* start Excerpted records *

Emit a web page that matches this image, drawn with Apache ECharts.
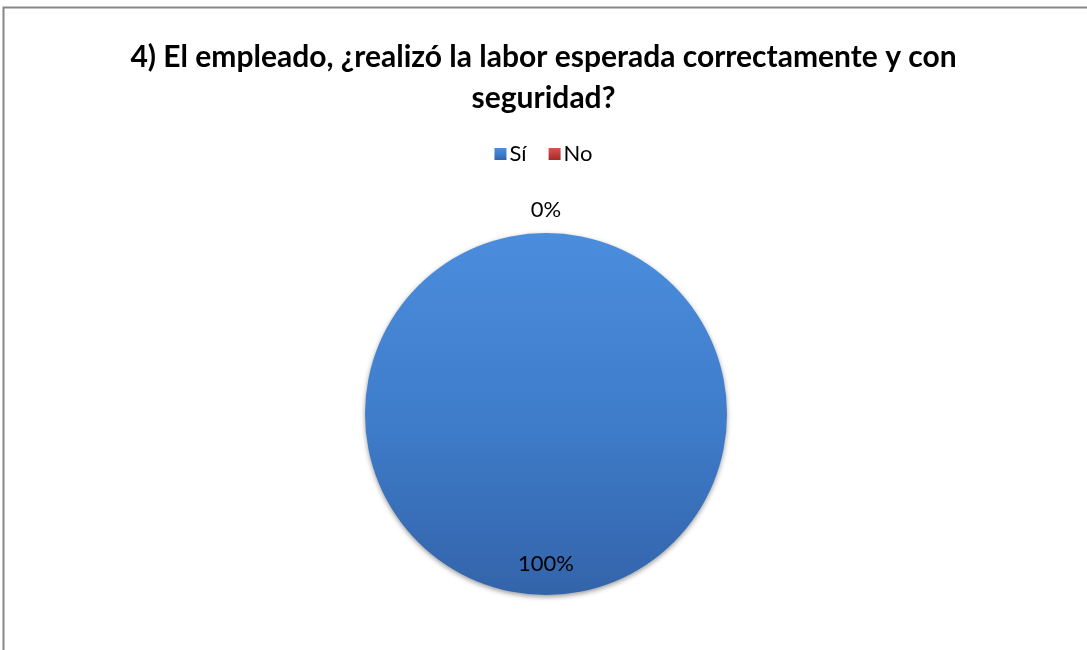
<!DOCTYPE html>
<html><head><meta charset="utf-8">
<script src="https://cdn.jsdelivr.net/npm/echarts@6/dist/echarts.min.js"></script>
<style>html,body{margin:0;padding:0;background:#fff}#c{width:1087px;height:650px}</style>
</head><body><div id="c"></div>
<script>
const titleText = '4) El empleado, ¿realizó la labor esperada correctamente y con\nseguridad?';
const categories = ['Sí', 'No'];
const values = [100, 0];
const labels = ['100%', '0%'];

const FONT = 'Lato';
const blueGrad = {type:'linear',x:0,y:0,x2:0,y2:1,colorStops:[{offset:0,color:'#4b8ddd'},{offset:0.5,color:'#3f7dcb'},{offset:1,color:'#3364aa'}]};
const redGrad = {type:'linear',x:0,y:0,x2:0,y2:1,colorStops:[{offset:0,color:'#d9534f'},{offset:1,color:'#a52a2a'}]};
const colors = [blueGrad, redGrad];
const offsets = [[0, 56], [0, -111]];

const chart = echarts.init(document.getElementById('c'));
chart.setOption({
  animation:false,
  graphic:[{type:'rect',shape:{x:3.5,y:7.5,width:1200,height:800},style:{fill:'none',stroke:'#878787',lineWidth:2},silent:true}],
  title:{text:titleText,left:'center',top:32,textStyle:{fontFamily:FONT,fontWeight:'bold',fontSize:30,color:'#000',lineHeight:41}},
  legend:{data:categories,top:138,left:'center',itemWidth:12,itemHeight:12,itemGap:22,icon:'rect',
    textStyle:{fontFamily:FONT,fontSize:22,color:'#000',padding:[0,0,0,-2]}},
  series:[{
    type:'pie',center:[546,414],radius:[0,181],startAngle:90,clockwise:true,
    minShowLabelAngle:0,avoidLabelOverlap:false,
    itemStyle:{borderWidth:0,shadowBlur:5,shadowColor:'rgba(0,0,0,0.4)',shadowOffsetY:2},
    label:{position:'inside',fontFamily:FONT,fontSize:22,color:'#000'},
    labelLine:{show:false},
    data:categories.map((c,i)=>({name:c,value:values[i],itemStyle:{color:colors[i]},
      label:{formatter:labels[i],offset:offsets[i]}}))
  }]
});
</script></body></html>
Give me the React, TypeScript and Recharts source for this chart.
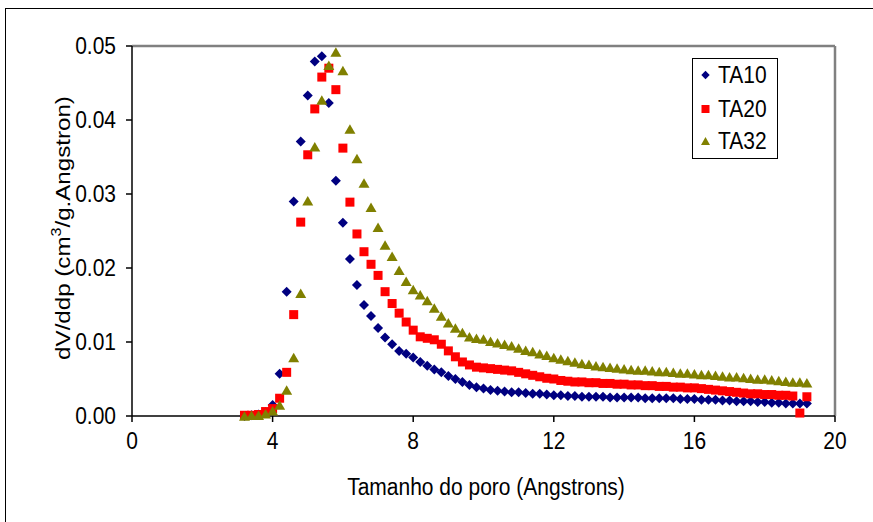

* end Excerpted records *

**Directions:** Count every line of the records that holds "this". State the number, nothing else.

**Correct output:** 2